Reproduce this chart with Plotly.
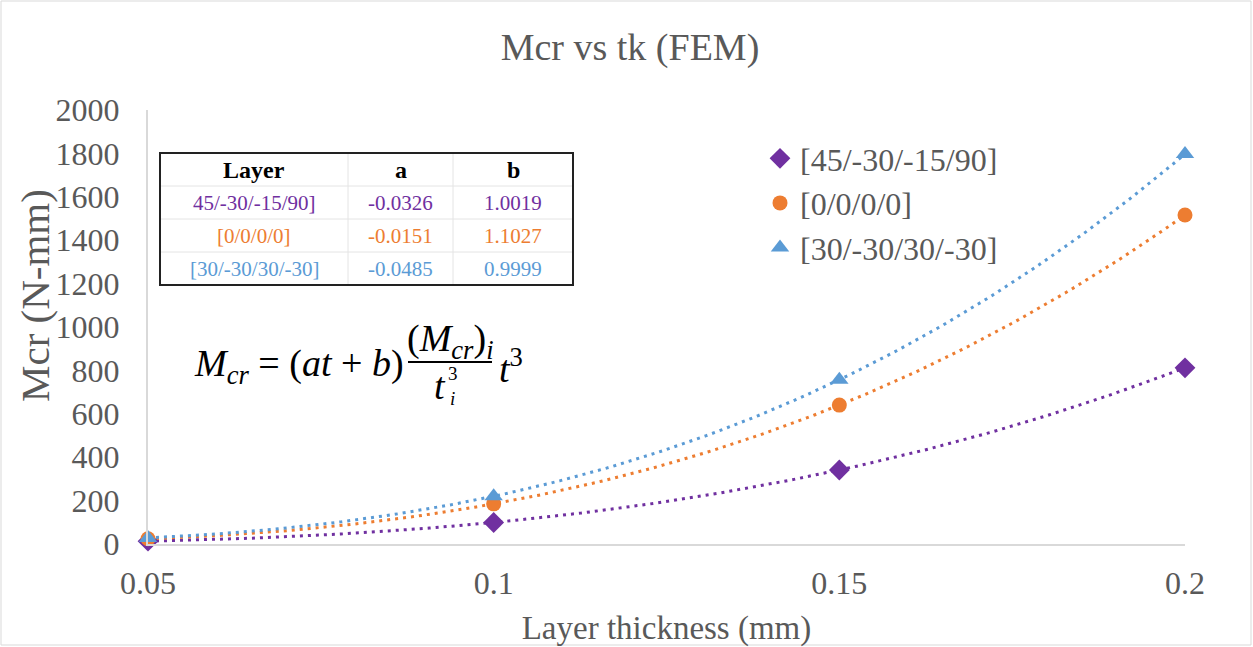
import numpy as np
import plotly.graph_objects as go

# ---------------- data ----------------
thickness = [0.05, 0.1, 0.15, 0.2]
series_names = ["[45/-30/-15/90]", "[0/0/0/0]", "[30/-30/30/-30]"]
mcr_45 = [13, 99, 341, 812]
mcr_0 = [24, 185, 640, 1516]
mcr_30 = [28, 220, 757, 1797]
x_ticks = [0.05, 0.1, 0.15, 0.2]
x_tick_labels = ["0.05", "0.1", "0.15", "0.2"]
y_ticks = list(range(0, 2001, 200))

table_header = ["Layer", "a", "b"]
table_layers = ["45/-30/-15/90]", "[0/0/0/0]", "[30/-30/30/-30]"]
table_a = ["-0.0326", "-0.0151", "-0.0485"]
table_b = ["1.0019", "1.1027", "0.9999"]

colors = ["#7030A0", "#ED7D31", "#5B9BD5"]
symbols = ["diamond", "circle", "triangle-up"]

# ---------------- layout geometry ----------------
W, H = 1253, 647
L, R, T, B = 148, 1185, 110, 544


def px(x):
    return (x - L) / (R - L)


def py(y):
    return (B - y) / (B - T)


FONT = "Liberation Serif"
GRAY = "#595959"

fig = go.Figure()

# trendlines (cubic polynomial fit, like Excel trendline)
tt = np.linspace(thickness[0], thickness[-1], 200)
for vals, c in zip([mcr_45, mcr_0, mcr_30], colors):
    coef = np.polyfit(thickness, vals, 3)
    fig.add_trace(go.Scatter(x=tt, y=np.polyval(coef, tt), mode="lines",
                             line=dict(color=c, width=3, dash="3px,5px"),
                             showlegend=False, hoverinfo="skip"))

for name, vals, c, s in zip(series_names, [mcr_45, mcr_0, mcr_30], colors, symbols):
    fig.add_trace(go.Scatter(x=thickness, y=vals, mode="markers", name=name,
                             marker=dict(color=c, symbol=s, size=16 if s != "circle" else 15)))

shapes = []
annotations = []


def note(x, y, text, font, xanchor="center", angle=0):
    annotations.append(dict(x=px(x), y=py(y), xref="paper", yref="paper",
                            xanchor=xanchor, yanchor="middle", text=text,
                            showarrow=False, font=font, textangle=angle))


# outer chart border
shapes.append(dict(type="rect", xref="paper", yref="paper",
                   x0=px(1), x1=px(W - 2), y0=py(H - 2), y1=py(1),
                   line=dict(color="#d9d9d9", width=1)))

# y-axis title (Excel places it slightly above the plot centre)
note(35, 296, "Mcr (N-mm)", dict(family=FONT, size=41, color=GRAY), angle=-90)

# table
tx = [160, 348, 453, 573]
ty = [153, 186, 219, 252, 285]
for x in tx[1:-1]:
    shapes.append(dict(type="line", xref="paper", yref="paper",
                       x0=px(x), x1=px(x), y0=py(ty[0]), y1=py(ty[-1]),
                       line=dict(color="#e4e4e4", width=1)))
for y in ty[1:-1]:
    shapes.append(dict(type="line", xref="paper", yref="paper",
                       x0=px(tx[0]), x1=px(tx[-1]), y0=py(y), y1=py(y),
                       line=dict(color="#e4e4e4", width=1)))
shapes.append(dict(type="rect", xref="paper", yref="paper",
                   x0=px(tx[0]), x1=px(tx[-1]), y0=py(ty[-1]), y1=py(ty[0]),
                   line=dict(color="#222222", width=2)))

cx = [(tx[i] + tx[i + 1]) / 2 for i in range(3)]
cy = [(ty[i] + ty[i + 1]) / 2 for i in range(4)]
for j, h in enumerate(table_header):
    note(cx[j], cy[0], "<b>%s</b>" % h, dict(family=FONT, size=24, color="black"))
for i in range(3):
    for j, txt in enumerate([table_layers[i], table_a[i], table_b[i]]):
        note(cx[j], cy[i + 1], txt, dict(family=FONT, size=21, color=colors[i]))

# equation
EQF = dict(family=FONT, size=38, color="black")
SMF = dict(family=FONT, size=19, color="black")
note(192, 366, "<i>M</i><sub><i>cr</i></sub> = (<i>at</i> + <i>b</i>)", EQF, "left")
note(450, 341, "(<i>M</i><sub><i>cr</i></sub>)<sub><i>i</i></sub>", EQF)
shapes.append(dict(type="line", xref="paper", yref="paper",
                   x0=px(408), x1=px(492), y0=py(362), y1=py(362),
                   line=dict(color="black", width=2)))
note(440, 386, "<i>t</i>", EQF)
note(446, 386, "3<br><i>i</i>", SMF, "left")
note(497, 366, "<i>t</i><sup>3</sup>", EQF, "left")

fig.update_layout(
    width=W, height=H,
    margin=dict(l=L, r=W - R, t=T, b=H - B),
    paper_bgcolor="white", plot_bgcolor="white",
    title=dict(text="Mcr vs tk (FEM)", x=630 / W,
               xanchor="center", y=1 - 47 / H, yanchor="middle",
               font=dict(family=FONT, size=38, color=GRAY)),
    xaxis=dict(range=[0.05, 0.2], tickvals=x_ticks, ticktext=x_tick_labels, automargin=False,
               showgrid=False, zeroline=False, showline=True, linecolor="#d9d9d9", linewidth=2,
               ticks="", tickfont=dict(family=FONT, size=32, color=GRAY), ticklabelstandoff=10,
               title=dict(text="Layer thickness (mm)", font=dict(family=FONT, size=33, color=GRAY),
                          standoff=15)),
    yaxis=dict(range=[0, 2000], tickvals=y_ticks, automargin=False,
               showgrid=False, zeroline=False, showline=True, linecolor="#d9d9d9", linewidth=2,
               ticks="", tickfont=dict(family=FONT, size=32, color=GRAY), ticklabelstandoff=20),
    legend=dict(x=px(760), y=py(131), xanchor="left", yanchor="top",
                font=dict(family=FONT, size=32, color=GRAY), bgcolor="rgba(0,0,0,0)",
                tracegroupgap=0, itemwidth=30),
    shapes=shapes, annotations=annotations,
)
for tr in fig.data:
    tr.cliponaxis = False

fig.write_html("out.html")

________________

### The request
Write out again, exactly, the lines from the start of the listing up to the line containing "fig = go.Figure()", with both ends and without pictures.

### Result for this task
Reproduce this chart with Plotly.
import numpy as np
import plotly.graph_objects as go

# ---------------- data ----------------
thickness = [0.05, 0.1, 0.15, 0.2]
series_names = ["[45/-30/-15/90]", "[0/0/0/0]", "[30/-30/30/-30]"]
mcr_45 = [13, 99, 341, 812]
mcr_0 = [24, 185, 640, 1516]
mcr_30 = [28, 220, 757, 1797]
x_ticks = [0.05, 0.1, 0.15, 0.2]
x_tick_labels = ["0.05", "0.1", "0.15", "0.2"]
y_ticks = list(range(0, 2001, 200))

table_header = ["Layer", "a", "b"]
table_layers = ["45/-30/-15/90]", "[0/0/0/0]", "[30/-30/30/-30]"]
table_a = ["-0.0326", "-0.0151", "-0.0485"]
table_b = ["1.0019", "1.1027", "0.9999"]

colors = ["#7030A0", "#ED7D31", "#5B9BD5"]
symbols = ["diamond", "circle", "triangle-up"]

# ---------------- layout geometry ----------------
W, H = 1253, 647
L, R, T, B = 148, 1185, 110, 544


def px(x):
    return (x - L) / (R - L)


def py(y):
    return (B - y) / (B - T)


FONT = "Liberation Serif"
GRAY = "#595959"

fig = go.Figure()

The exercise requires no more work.